Monthly conversion thresholds per campaign
Timing Considerations: Don't Blow Up What's Working
Even if you've decided that shifting toward upgrade-based optimization is the right strategic move, timing matters enormously.
Changing your primary conversion action or adding a secondary one with significant value will send campaigns into a new learning phase. Google typically quotes 1–2 weeks for learning, but in practice, stabilization for TROAS campaigns can take 3–4 weeks — sometimes longer if volume is thin.
This means you should avoid making the switch during:
Peak acquisition periods
If you have seasonal demand spikes (tax season for accounting software, back-to-school for edtech, January for fitness), protect that window. Campaigns in learning mode during your highest-value weeks will underperform.
Concurrent infrastructure changes
If you're simultaneously migrating to server-side tagging, implementing a new CFV model, or restructuring campaigns, adding a bidding strategy change on top introduces too many variables. You won't be able to isolate what's causing performance shifts.

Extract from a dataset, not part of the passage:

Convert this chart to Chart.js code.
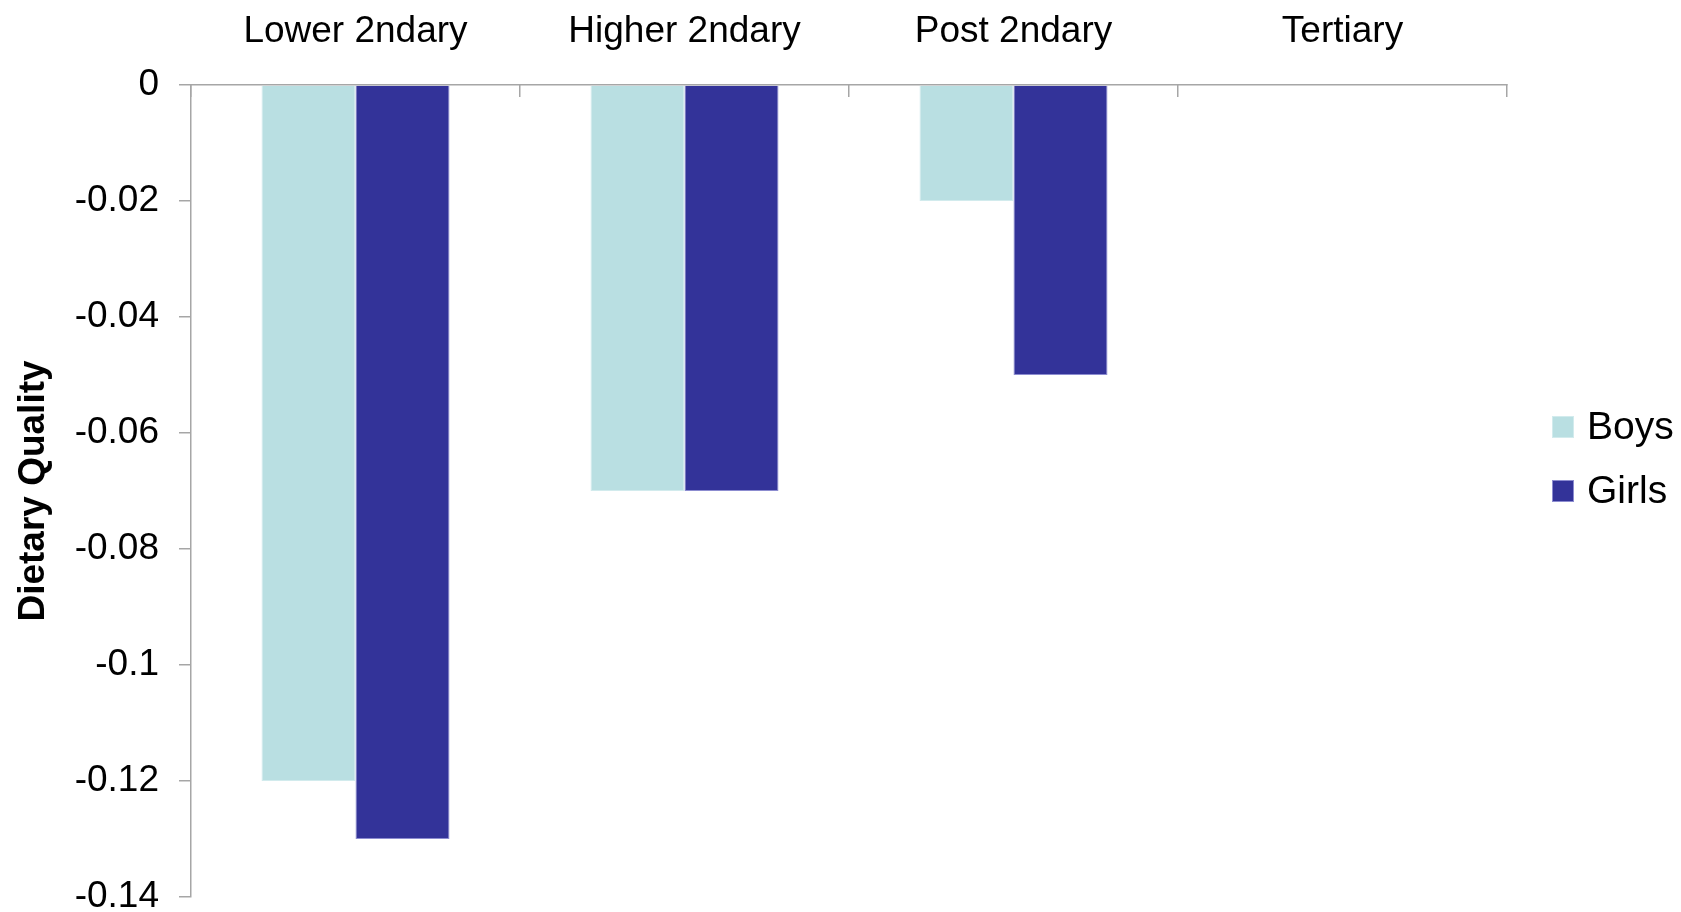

Transitions between measurement systems
Moving from client-side to server-side conversion tracking, implementing Google Tag Gateway, or switching analytics providers all affect the data flowing into the bidding algorithm. Get those stable first. Then consider bidding changes.
The disciplined approach is sequential: stabilize your measurement infrastructure, validate your CFV model against actual upgrade data, and only then consider whether the algorithm needs a different conversion signal.
A Decision Framework
Here's a simplified framework for choosing your bidding conversion:
Stick with CFV-weighted trials if:
- Your CFV model correlates well with actual upgrade rates and revenue
- Trial volume is strong and consistent
- You're running TROAS bidding and hitting your return targets
- Upgrade volume per campaign is below 50/month
- You're in a peak demand period or mid-infrastructure migration
Consider shifting to upgrade-based optimization if:
- You have no CFV model, or your model doesn't predict upgrades accurately
- Upgrade volume exceeds 50–75 per campaign per month
- Your trial-to-upgrade window is short (under 14 days)
- You're running CPA bidding with no value signal attached to trials
- You can isolate the test in a dedicated campaign without disrupting the broader account
Avoid the hybrid (trials + upgrades in same bidding) if:
- You're already running TROAS with CFV values that embed upgrade predictions
- You can't clearly articulate what the second signal adds that the first doesn't already contain
- You're not prepared to monitor for signal duplication effects over a 6–8 week window
The Takeaway
- ✦The instinct to optimize closer to revenue is correct in principle — but the mechanism matters more than the intention.
- ✦If your CFV model already encodes upgrade behavior into trial-level bid signals, layering upgrade conversions on top muddies the algorithm rather than sharpening it.
- ✦Improve predictive quality and measurement infrastructure first. Optimize for upgrades when the data genuinely supports it.
- ✦Sequence changes carefully — never during peak periods or mid-migration.